The Company is a specialist real estate company focused on investing in and managing turnaround opportunities in the real estate property market in Germany, primarily in densely populated areas. The Company's strategy is to improve its properties through targeted modernisation and intensive tenant management, and then create value by subsequently raising occupancy and rental levels. For the six months ending 30 June 2014, the Company reported an EBITDA of EUR 143.5 million (YOY increase of 107 %), and a net profit of EUR 122.1 million (YOY increase of 111 %). EPRA NAV amounts to EUR 1,005 million and EUR 1,276 million assuming full conversion of the convertible bond. Since May 2012, Grand City Properties is listed on the Frankfurt Stock Exchange Entry Standard. The company is rated BB+ by Standard and Poors (stable outlook). Further information: www.grandcityproperties.com.
Contact: Grand City Properties S.A. 24, Avenue Victor Hugo L 1750 Luxemburg T: +352 28 77 87 86 www.grandcityproperties.com
Press Contact: Katrin Petersen Grand City Properties S.A. T: +49 (30) 887088-1128 E: katrin.petersen@grandcity.lu www.grandcityproperties.com
Disclaimer:
THIS ANNOUNCEMENT MUST BE READ IN CONJUNCTION WITH THE TENDER OFFER MEMORANDUM. IT DOES NOT CONSTITUTE AN OFFER TO SELL OR THE SOLICITATION OF AN OFFER TO BUY ANY SECURITIES.
THIS ANNOUNCEMENT MAY CONTAIN PROJECTIONS OR ESTIMATES RELATING TO PLANS AND OBJECTIVES RELATING TO OUR FUTURE OPERATIONS, PRODUCTS, OR SERVICES, FUTURE FINANCIAL RESULTS, OR ASSUMPTIONS UNDERLYING OR RELATING TO ANY SUCH STATEMENTS, EACH OF WHICH CONSTITUTES A FORWARD-LOOKING STATEMENT SUBJECT TO RISKS AND UNCERTAINTIES, MANY OF WHICH ARE BEYOND THE CONTROL OF THE COMPANY. ACTUAL RESULTS COULD DIFFER MATERIALLY, DEPENDING ON A NUMBER OF FACTORS.

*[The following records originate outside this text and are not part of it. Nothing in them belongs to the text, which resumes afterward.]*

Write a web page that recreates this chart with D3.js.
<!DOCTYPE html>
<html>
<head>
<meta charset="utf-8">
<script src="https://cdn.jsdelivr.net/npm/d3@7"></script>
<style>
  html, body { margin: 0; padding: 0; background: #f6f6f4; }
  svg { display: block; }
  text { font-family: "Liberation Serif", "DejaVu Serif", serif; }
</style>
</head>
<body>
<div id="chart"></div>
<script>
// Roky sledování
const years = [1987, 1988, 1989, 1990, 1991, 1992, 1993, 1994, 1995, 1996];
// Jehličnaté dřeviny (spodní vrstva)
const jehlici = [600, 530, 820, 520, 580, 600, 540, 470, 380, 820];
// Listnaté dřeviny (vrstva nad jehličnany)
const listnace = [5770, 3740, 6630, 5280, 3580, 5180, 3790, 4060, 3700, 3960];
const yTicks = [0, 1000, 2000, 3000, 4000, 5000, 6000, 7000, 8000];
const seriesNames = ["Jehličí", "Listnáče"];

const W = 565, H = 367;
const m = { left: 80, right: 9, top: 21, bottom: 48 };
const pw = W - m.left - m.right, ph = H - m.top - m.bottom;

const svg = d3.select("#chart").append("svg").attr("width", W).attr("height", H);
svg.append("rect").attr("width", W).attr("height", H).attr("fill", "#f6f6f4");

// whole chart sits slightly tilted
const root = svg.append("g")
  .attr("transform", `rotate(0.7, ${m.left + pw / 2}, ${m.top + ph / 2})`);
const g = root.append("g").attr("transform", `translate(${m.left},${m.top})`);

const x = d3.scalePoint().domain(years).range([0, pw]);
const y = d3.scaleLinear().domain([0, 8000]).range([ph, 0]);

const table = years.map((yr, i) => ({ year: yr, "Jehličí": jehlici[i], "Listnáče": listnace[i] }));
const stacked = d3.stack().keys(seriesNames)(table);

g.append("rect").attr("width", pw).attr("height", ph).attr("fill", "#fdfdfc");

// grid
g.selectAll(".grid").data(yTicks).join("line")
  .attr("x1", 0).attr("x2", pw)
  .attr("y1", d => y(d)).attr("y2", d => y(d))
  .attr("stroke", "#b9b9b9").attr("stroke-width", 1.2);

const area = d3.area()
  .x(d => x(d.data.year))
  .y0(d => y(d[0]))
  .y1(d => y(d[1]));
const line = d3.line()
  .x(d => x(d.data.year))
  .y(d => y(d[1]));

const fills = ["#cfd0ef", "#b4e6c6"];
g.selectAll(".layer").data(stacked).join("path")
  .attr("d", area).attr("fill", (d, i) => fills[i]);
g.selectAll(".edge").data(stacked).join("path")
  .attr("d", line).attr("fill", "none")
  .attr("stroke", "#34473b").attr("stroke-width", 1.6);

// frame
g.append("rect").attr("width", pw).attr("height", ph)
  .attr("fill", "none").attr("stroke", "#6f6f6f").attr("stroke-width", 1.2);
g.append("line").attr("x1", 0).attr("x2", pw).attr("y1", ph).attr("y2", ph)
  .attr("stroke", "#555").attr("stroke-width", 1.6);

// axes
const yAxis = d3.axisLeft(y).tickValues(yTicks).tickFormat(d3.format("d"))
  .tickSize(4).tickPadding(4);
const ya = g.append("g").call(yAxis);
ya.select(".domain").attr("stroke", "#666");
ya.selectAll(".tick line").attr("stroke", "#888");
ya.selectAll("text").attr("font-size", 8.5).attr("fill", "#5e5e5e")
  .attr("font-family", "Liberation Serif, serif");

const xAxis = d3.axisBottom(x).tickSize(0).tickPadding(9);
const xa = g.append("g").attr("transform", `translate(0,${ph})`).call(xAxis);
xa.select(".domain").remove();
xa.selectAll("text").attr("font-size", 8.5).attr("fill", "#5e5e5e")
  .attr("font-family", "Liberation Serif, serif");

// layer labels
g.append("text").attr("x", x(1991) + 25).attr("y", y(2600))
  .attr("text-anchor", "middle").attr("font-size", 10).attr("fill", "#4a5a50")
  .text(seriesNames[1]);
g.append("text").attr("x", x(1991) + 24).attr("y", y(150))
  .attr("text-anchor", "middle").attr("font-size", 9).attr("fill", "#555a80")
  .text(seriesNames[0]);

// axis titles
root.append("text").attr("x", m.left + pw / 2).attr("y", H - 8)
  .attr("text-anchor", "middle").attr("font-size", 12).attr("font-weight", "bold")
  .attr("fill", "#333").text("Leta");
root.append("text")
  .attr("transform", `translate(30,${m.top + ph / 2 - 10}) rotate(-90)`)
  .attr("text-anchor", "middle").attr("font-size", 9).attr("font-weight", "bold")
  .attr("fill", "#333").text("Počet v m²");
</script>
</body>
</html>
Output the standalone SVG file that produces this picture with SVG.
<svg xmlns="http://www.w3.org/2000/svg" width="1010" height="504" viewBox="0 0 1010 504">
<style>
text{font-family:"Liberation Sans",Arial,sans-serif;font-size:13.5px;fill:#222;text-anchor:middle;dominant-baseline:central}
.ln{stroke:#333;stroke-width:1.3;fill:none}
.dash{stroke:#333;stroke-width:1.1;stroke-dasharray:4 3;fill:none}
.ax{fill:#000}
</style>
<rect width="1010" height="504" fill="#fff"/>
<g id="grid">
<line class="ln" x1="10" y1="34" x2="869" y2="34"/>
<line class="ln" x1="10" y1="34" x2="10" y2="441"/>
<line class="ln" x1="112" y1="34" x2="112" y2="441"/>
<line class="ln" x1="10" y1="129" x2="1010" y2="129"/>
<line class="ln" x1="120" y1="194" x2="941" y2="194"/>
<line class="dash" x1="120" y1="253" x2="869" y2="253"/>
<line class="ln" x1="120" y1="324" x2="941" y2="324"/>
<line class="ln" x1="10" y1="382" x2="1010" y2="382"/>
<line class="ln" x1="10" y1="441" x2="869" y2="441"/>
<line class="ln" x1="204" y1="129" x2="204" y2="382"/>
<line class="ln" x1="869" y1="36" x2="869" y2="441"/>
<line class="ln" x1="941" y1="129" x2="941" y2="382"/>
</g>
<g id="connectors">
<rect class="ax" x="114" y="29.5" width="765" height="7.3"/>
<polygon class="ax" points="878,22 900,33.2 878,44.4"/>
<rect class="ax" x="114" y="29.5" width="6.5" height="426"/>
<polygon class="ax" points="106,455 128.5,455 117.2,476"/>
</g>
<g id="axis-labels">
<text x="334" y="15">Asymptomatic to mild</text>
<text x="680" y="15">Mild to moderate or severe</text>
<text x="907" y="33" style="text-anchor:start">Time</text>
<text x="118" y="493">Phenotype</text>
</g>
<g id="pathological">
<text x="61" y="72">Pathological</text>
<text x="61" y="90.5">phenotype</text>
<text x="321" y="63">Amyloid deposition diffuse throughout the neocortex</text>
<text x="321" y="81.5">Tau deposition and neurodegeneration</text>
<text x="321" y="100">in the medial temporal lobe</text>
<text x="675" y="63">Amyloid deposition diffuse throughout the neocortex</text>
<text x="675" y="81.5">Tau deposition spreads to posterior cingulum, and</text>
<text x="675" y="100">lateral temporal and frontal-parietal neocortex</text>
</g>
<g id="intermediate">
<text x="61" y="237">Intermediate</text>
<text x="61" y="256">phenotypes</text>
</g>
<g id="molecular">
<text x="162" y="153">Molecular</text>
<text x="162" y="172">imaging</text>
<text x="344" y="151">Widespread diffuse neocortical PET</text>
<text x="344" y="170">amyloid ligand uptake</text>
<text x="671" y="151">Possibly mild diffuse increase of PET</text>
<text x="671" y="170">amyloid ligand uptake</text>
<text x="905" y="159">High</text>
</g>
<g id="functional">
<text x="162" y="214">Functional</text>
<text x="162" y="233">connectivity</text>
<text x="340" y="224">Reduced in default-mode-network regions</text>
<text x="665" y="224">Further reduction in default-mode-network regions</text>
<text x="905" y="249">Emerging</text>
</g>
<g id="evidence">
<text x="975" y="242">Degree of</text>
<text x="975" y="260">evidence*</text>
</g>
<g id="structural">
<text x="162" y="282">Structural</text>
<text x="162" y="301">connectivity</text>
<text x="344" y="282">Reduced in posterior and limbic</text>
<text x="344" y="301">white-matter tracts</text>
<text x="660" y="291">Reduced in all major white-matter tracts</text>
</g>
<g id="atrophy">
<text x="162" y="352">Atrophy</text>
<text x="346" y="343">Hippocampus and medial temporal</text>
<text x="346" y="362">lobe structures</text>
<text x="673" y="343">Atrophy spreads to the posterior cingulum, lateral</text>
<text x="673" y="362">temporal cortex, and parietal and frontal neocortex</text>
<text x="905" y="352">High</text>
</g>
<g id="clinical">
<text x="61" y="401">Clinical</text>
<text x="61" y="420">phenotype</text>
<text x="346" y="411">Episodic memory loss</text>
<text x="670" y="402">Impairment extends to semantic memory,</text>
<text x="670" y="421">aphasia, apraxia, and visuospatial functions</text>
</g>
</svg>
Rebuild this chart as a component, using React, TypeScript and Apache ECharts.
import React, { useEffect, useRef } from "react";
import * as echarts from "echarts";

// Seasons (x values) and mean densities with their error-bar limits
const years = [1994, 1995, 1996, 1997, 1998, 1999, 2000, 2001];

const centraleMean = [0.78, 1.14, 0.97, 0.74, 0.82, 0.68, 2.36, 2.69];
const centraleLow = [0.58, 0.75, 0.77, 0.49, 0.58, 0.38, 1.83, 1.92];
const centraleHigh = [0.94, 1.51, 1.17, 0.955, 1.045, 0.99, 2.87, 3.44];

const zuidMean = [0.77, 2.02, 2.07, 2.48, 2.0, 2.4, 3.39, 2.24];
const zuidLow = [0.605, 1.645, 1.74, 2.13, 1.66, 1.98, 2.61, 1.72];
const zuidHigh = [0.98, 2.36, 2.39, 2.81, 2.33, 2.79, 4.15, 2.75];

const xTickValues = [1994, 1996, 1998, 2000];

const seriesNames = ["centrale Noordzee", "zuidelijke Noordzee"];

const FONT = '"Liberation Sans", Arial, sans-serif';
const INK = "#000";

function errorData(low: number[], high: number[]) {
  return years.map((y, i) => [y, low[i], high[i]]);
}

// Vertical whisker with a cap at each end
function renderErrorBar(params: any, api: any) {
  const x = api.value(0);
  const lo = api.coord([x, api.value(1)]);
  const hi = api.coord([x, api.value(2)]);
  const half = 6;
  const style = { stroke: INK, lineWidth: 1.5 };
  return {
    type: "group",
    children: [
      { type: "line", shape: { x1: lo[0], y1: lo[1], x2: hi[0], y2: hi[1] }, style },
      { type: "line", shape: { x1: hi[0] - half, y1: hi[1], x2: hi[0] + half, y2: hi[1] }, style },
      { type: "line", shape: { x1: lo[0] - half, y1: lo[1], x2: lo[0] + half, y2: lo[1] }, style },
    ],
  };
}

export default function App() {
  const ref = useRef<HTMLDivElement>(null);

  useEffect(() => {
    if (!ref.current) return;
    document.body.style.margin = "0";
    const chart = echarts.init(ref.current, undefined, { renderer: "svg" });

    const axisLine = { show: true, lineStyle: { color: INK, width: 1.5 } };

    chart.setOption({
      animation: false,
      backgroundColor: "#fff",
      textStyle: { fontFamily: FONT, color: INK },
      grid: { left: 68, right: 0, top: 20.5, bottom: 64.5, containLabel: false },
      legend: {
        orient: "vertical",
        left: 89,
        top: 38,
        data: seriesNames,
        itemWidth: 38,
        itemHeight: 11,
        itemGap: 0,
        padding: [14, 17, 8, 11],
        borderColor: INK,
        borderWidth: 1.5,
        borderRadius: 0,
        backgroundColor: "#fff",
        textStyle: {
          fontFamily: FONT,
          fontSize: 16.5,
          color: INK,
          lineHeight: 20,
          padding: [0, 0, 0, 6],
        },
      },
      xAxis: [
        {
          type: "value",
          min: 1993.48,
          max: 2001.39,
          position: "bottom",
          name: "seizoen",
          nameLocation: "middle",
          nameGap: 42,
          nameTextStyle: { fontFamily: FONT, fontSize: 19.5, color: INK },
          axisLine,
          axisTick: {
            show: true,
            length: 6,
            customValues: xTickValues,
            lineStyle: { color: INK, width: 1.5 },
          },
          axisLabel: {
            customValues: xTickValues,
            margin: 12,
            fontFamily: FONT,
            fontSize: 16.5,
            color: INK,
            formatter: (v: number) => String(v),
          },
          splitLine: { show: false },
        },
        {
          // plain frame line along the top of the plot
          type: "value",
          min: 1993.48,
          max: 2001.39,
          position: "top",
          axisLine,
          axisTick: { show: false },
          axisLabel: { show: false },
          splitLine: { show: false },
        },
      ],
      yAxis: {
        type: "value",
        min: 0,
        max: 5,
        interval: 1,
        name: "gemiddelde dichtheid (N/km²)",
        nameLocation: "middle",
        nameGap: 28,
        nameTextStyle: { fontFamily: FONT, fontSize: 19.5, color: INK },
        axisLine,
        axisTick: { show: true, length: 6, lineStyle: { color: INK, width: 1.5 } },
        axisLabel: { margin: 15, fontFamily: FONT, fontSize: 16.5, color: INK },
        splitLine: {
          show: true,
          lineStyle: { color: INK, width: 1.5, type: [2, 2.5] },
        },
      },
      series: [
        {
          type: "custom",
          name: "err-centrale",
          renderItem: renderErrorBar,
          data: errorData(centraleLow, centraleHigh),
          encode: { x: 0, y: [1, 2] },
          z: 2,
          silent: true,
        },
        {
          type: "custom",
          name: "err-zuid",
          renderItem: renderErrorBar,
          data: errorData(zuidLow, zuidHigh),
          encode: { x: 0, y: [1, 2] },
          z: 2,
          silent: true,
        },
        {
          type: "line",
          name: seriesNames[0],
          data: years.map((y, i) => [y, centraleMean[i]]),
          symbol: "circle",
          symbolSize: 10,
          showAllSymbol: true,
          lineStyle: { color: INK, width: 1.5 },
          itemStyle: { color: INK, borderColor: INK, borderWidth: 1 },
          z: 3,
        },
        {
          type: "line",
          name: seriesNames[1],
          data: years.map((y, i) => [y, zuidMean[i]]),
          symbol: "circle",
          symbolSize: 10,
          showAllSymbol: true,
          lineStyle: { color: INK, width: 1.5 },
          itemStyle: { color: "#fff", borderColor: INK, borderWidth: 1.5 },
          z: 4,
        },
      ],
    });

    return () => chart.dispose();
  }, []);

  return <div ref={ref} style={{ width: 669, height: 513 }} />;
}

The distribution of this announcement in certain jurisdictions may be restricted by law. Persons into whose possession this announcement comes are required by each of the Company, the Dealer Manager and the Tender Agent to inform themselves about, and to observe, any such restrictions.
No action has been or will be taken in any jurisdiction in relation to the Series D Bonds that would permit a public offering of securities and the minimum denomination of the Series D Bonds will be EUR100,000.
This announcement is not an offer of securities for sale in the United States or to U.S. Persons. Securities may not be offered or sold in the United States absent registration under, or an exemption from the registration requirements of, the Securities Act. The Series D Bonds have not been, and will not be, registered under the Securities Act or the securities laws of any state or other jurisdiction of the United States, and may not be offered, sold or delivered, directly or indirectly, in the United States or to, or for the account or benefit of, U.S. Persons (except pursuant to an exemption from the registration requirements of the Securities Act).
Nothing in this announcement or the electronic submission thereof constitutes an offer to sell or the solicitation of an offer to buy the Series D Bonds in any jurisdiction.